Une inflation législative préjudiciable à la sécurité juridique
La multiplication des textes de loi et leur fréquente modification entraînent une instabilité juridique préjudiciable aux citoyens et aux acteurs économiques. Cette inflation normative nuit à la lisibilité et à l’accessibilité du droit, remettant en cause le principe selon lequel « nul n’est censé ignorer la loi ».
Face à ce constat, le Conseil constitutionnel a développé une jurisprudence visant à garantir la qualité de la loi, en consacrant notamment les objectifs de valeur constitutionnelle d’accessibilité et d’intelligibilité de la loi.
Un contenu parfois critiquable
La loi tend parfois à perdre sa portée normative en se contentant d’énoncer des principes généraux ou des objectifs sans réelle valeur contraignante. Ce phénomène de « loi déclarative » affaiblit l’autorité de la norme législative.
Par ailleurs, la multiplication des lois de circonstance, adoptées en réaction à des faits divers médiatisés, contribue à décrédibiliser le travail législatif et à fragiliser la cohérence de l’ordre juridique.
Les conséquences du déclin de la loi sur l’État de droit
L’affaiblissement de la loi en tant que source principale du droit soulève des interrogations quant à la préservation de l’État de droit et des principes démocratiques :
- La remise en cause du principe de séparation des pouvoirs, avec un renforcement de l’exécutif au détriment du législatif
- Le risque d’une insécurité juridique accrue, préjudiciable aux droits et libertés des citoyens
- La difficulté croissante pour les justiciables de connaître et de comprendre le droit applicable
- L’émergence d’un « gouvernement des juges », les tribunaux étant de plus en plus amenés à interpréter et à compléter des textes législatifs imprécis ou lacunaires
Vers une nécessaire revalorisation de la loi ?

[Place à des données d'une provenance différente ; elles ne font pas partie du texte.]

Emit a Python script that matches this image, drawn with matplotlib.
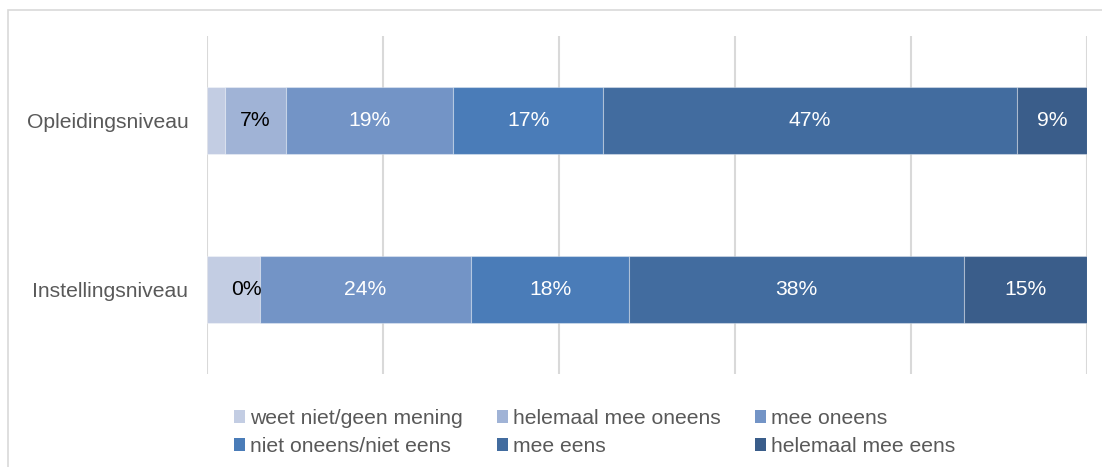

Face à ce constat, plusieurs pistes de réflexion peuvent être envisagées pour redonner à la loi sa place centrale dans notre ordre juridique :
- Renforcer le rôle du Parlement dans l’élaboration et le contrôle des lois
- Améliorer la qualité rédactionnelle des textes législatifs
- Limiter le recours aux ordonnances et aux procédures législatives accélérées
- Développer la participation citoyenne au processus législatif
- Renforcer l’évaluation a posteriori des lois pour mesurer leur efficacité et leur impact réel
Le déclin de la loi en droit privé français est un phénomène complexe et multifactoriel. Si la concurrence d’autres sources normatives a indéniablement affaibli son autorité, la loi souffre également de ses propres insuffisances. Face à ces défis, une réflexion approfondie sur le rôle et la place de la loi dans notre système juridique s’impose pour préserver les fondements de l’État de droit et garantir la sécurité juridique des citoyens.